_Items listed in a dataset_.
============

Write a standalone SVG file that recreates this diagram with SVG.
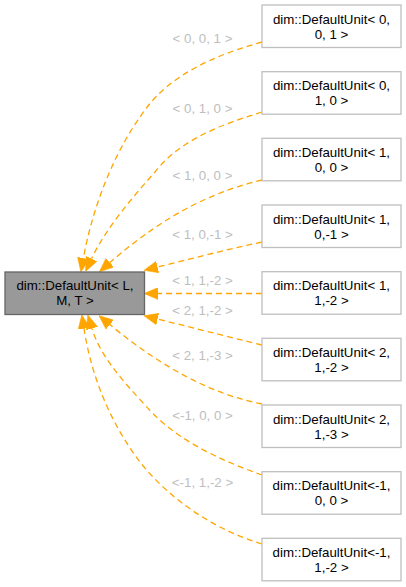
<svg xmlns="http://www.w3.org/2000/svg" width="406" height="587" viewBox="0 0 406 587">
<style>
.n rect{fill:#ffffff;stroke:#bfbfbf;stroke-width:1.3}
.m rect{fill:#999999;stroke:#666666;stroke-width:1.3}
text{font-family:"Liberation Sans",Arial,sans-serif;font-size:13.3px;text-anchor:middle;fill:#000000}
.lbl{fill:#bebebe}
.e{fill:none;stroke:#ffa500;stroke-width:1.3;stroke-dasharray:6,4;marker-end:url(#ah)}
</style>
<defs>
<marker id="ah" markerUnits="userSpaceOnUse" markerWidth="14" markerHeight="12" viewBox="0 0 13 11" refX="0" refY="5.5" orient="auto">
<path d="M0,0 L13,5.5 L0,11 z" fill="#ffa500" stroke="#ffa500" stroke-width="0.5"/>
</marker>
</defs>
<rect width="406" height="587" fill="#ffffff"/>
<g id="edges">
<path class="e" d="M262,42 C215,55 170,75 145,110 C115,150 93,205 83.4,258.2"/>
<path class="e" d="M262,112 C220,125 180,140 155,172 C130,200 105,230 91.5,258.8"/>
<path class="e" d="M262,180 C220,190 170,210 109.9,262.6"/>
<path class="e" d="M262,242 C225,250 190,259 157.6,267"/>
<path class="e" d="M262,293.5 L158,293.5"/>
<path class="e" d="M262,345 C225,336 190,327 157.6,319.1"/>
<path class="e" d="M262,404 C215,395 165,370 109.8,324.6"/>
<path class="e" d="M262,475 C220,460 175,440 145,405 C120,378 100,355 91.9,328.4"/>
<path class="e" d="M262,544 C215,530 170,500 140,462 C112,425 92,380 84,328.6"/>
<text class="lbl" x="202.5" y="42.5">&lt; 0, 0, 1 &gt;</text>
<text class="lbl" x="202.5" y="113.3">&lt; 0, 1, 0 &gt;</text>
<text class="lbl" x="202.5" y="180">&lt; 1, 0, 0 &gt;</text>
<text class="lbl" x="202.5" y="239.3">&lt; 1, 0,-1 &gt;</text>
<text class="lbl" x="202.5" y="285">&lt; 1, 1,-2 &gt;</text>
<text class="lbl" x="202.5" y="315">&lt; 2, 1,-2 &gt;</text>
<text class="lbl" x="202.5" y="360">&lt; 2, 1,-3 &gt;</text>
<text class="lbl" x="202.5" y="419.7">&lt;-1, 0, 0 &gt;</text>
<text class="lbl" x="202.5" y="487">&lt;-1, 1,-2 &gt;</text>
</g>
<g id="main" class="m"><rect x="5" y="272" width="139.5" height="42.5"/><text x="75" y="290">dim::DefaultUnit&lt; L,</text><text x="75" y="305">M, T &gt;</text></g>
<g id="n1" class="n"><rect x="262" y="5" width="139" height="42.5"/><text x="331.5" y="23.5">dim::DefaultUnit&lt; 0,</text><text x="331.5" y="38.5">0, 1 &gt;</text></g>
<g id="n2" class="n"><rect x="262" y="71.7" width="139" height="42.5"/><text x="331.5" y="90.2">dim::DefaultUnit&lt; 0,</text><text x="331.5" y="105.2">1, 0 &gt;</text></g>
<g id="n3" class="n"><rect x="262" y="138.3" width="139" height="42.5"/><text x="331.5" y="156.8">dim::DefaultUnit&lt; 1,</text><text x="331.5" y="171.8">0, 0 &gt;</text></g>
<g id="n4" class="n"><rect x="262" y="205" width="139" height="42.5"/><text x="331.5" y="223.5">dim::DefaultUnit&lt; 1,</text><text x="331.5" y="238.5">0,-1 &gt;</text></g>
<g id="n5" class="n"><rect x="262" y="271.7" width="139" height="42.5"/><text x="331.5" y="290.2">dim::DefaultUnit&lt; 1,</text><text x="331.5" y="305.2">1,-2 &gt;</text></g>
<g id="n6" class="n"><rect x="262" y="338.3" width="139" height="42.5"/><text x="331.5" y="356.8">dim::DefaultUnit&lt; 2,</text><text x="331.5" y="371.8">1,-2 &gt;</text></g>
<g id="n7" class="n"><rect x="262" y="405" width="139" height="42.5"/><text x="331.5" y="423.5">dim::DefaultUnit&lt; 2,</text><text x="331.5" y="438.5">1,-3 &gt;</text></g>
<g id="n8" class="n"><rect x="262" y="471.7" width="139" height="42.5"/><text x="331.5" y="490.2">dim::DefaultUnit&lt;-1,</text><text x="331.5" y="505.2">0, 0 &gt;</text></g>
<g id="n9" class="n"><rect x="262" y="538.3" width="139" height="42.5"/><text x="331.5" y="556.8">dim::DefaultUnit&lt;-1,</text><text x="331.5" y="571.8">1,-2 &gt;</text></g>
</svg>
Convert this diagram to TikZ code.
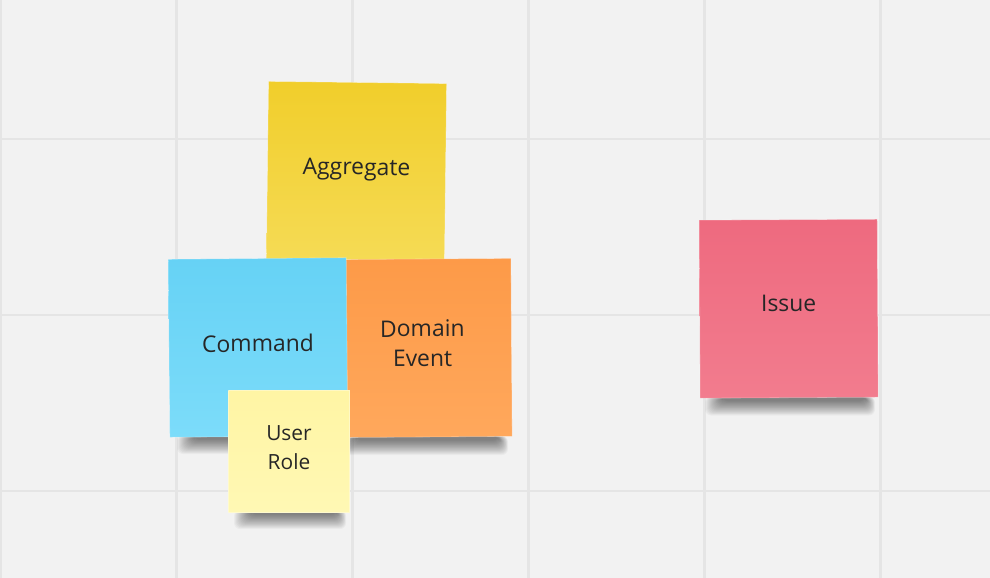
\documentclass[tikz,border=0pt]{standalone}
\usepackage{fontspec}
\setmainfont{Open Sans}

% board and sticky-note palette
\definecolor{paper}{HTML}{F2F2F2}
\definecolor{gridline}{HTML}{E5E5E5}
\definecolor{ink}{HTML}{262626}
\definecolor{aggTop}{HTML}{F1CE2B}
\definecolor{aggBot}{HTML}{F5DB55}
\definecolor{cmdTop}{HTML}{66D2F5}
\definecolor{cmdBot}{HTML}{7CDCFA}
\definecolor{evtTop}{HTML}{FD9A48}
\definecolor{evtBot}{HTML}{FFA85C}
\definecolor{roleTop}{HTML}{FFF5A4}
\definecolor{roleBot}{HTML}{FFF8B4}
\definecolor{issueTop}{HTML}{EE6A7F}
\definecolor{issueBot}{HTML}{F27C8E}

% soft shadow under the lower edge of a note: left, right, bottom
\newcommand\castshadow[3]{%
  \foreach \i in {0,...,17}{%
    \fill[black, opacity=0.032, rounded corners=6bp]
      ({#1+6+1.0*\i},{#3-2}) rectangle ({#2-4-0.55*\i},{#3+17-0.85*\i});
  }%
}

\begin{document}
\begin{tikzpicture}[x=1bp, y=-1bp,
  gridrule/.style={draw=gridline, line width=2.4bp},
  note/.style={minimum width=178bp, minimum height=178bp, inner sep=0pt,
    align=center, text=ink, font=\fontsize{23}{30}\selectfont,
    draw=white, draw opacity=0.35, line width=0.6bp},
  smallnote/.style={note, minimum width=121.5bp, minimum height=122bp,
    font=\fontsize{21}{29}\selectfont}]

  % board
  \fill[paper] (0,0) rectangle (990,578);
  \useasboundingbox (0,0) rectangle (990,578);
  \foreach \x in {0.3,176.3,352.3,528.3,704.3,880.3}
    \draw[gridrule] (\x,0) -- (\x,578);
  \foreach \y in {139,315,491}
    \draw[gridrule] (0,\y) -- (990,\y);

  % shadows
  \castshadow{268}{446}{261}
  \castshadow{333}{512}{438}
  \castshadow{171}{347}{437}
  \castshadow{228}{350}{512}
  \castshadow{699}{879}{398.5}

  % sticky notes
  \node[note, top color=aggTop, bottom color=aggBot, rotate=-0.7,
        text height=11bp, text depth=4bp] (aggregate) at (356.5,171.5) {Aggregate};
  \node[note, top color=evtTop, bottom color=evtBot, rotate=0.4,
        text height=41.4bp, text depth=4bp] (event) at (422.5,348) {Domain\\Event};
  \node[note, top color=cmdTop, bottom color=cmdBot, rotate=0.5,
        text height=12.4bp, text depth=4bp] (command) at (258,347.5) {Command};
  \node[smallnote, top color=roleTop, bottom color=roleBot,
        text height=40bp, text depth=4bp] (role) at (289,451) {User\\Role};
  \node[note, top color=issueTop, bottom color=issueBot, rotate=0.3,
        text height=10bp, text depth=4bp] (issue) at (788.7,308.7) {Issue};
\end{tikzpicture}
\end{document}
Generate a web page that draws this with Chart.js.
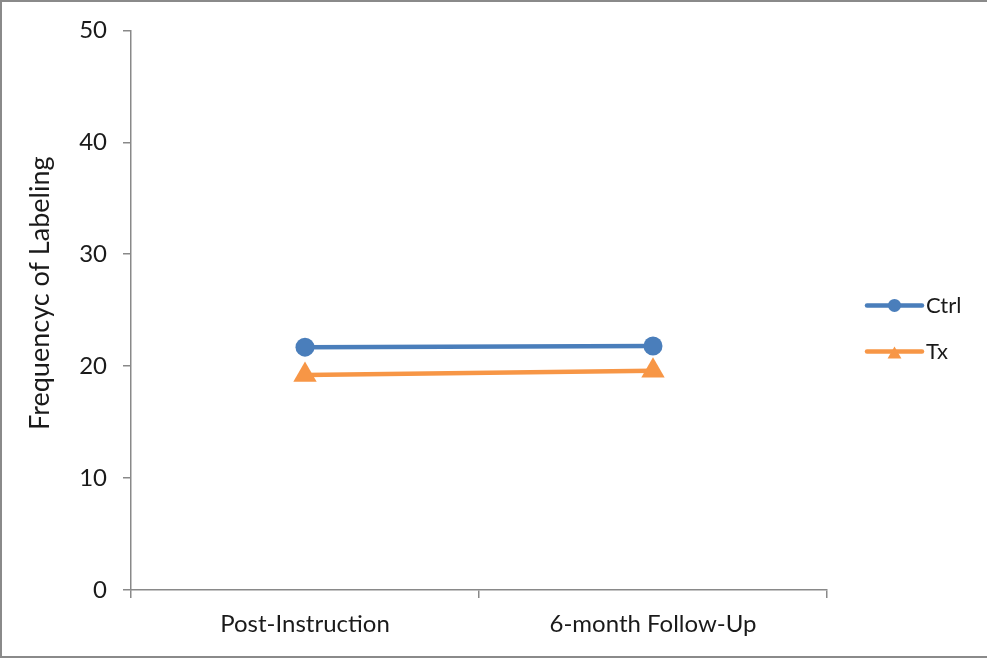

============

Skip the pictures and print each record exactly as it stands.

Write a standalone SVG file that recreates this diagram with SVG.
<svg xmlns="http://www.w3.org/2000/svg" width="406" height="587" viewBox="0 0 406 587">
<style>
.n rect{fill:#ffffff;stroke:#bfbfbf;stroke-width:1.3}
.m rect{fill:#999999;stroke:#666666;stroke-width:1.3}
text{font-family:"Liberation Sans",Arial,sans-serif;font-size:13.3px;text-anchor:middle;fill:#000000}
.lbl{fill:#bebebe}
.e{fill:none;stroke:#ffa500;stroke-width:1.3;stroke-dasharray:6,4;marker-end:url(#ah)}
</style>
<defs>
<marker id="ah" markerUnits="userSpaceOnUse" markerWidth="14" markerHeight="12" viewBox="0 0 13 11" refX="0" refY="5.5" orient="auto">
<path d="M0,0 L13,5.5 L0,11 z" fill="#ffa500" stroke="#ffa500" stroke-width="0.5"/>
</marker>
</defs>
<rect width="406" height="587" fill="#ffffff"/>
<g id="edges">
<path class="e" d="M262,42 C215,55 170,75 145,110 C115,150 93,205 83.4,258.2"/>
<path class="e" d="M262,112 C220,125 180,140 155,172 C130,200 105,230 91.5,258.8"/>
<path class="e" d="M262,180 C220,190 170,210 109.9,262.6"/>
<path class="e" d="M262,242 C225,250 190,259 157.6,267"/>
<path class="e" d="M262,293.5 L158,293.5"/>
<path class="e" d="M262,345 C225,336 190,327 157.6,319.1"/>
<path class="e" d="M262,404 C215,395 165,370 109.8,324.6"/>
<path class="e" d="M262,475 C220,460 175,440 145,405 C120,378 100,355 91.9,328.4"/>
<path class="e" d="M262,544 C215,530 170,500 140,462 C112,425 92,380 84,328.6"/>
<text class="lbl" x="202.5" y="42.5">&lt; 0, 0, 1 &gt;</text>
<text class="lbl" x="202.5" y="113.3">&lt; 0, 1, 0 &gt;</text>
<text class="lbl" x="202.5" y="180">&lt; 1, 0, 0 &gt;</text>
<text class="lbl" x="202.5" y="239.3">&lt; 1, 0,-1 &gt;</text>
<text class="lbl" x="202.5" y="285">&lt; 1, 1,-2 &gt;</text>
<text class="lbl" x="202.5" y="315">&lt; 2, 1,-2 &gt;</text>
<text class="lbl" x="202.5" y="360">&lt; 2, 1,-3 &gt;</text>
<text class="lbl" x="202.5" y="419.7">&lt;-1, 0, 0 &gt;</text>
<text class="lbl" x="202.5" y="487">&lt;-1, 1,-2 &gt;</text>
</g>
<g id="main" class="m"><rect x="5" y="272" width="139.5" height="42.5"/><text x="75" y="290">dim::DefaultUnit&lt; L,</text><text x="75" y="305">M, T &gt;</text></g>
<g id="n1" class="n"><rect x="262" y="5" width="139" height="42.5"/><text x="331.5" y="23.5">dim::DefaultUnit&lt; 0,</text><text x="331.5" y="38.5">0, 1 &gt;</text></g>
<g id="n2" class="n"><rect x="262" y="71.7" width="139" height="42.5"/><text x="331.5" y="90.2">dim::DefaultUnit&lt; 0,</text><text x="331.5" y="105.2">1, 0 &gt;</text></g>
<g id="n3" class="n"><rect x="262" y="138.3" width="139" height="42.5"/><text x="331.5" y="156.8">dim::DefaultUnit&lt; 1,</text><text x="331.5" y="171.8">0, 0 &gt;</text></g>
<g id="n4" class="n"><rect x="262" y="205" width="139" height="42.5"/><text x="331.5" y="223.5">dim::DefaultUnit&lt; 1,</text><text x="331.5" y="238.5">0,-1 &gt;</text></g>
<g id="n5" class="n"><rect x="262" y="271.7" width="139" height="42.5"/><text x="331.5" y="290.2">dim::DefaultUnit&lt; 1,</text><text x="331.5" y="305.2">1,-2 &gt;</text></g>
<g id="n6" class="n"><rect x="262" y="338.3" width="139" height="42.5"/><text x="331.5" y="356.8">dim::DefaultUnit&lt; 2,</text><text x="331.5" y="371.8">1,-2 &gt;</text></g>
<g id="n7" class="n"><rect x="262" y="405" width="139" height="42.5"/><text x="331.5" y="423.5">dim::DefaultUnit&lt; 2,</text><text x="331.5" y="438.5">1,-3 &gt;</text></g>
<g id="n8" class="n"><rect x="262" y="471.7" width="139" height="42.5"/><text x="331.5" y="490.2">dim::DefaultUnit&lt;-1,</text><text x="331.5" y="505.2">0, 0 &gt;</text></g>
<g id="n9" class="n"><rect x="262" y="538.3" width="139" height="42.5"/><text x="331.5" y="556.8">dim::DefaultUnit&lt;-1,</text><text x="331.5" y="571.8">1,-2 &gt;</text></g>
</svg>
Convert this diagram to TikZ code.
\documentclass[tikz,border=0pt]{standalone}
\usepackage{fontspec}
\setmainfont{Open Sans}

% board and sticky-note palette
\definecolor{paper}{HTML}{F2F2F2}
\definecolor{gridline}{HTML}{E5E5E5}
\definecolor{ink}{HTML}{262626}
\definecolor{aggTop}{HTML}{F1CE2B}
\definecolor{aggBot}{HTML}{F5DB55}
\definecolor{cmdTop}{HTML}{66D2F5}
\definecolor{cmdBot}{HTML}{7CDCFA}
\definecolor{evtTop}{HTML}{FD9A48}
\definecolor{evtBot}{HTML}{FFA85C}
\definecolor{roleTop}{HTML}{FFF5A4}
\definecolor{roleBot}{HTML}{FFF8B4}
\definecolor{issueTop}{HTML}{EE6A7F}
\definecolor{issueBot}{HTML}{F27C8E}

% soft shadow under the lower edge of a note: left, right, bottom
\newcommand\castshadow[3]{%
  \foreach \i in {0,...,17}{%
    \fill[black, opacity=0.032, rounded corners=6bp]
      ({#1+6+1.0*\i},{#3-2}) rectangle ({#2-4-0.55*\i},{#3+17-0.85*\i});
  }%
}

\begin{document}
\begin{tikzpicture}[x=1bp, y=-1bp,
  gridrule/.style={draw=gridline, line width=2.4bp},
  note/.style={minimum width=178bp, minimum height=178bp, inner sep=0pt,
    align=center, text=ink, font=\fontsize{23}{30}\selectfont,
    draw=white, draw opacity=0.35, line width=0.6bp},
  smallnote/.style={note, minimum width=121.5bp, minimum height=122bp,
    font=\fontsize{21}{29}\selectfont}]

  % board
  \fill[paper] (0,0) rectangle (990,578);
  \useasboundingbox (0,0) rectangle (990,578);
  \foreach \x in {0.3,176.3,352.3,528.3,704.3,880.3}
    \draw[gridrule] (\x,0) -- (\x,578);
  \foreach \y in {139,315,491}
    \draw[gridrule] (0,\y) -- (990,\y);

  % shadows
  \castshadow{268}{446}{261}
  \castshadow{333}{512}{438}
  \castshadow{171}{347}{437}
  \castshadow{228}{350}{512}
  \castshadow{699}{879}{398.5}

  % sticky notes
  \node[note, top color=aggTop, bottom color=aggBot, rotate=-0.7,
        text height=11bp, text depth=4bp] (aggregate) at (356.5,171.5) {Aggregate};
  \node[note, top color=evtTop, bottom color=evtBot, rotate=0.4,
        text height=41.4bp, text depth=4bp] (event) at (422.5,348) {Domain\\Event};
  \node[note, top color=cmdTop, bottom color=cmdBot, rotate=0.5,
        text height=12.4bp, text depth=4bp] (command) at (258,347.5) {Command};
  \node[smallnote, top color=roleTop, bottom color=roleBot,
        text height=40bp, text depth=4bp] (role) at (289,451) {User\\Role};
  \node[note, top color=issueTop, bottom color=issueBot, rotate=0.3,
        text height=10bp, text depth=4bp] (issue) at (788.7,308.7) {Issue};
\end{tikzpicture}
\end{document}
Generate a web page that draws this with Chart.js.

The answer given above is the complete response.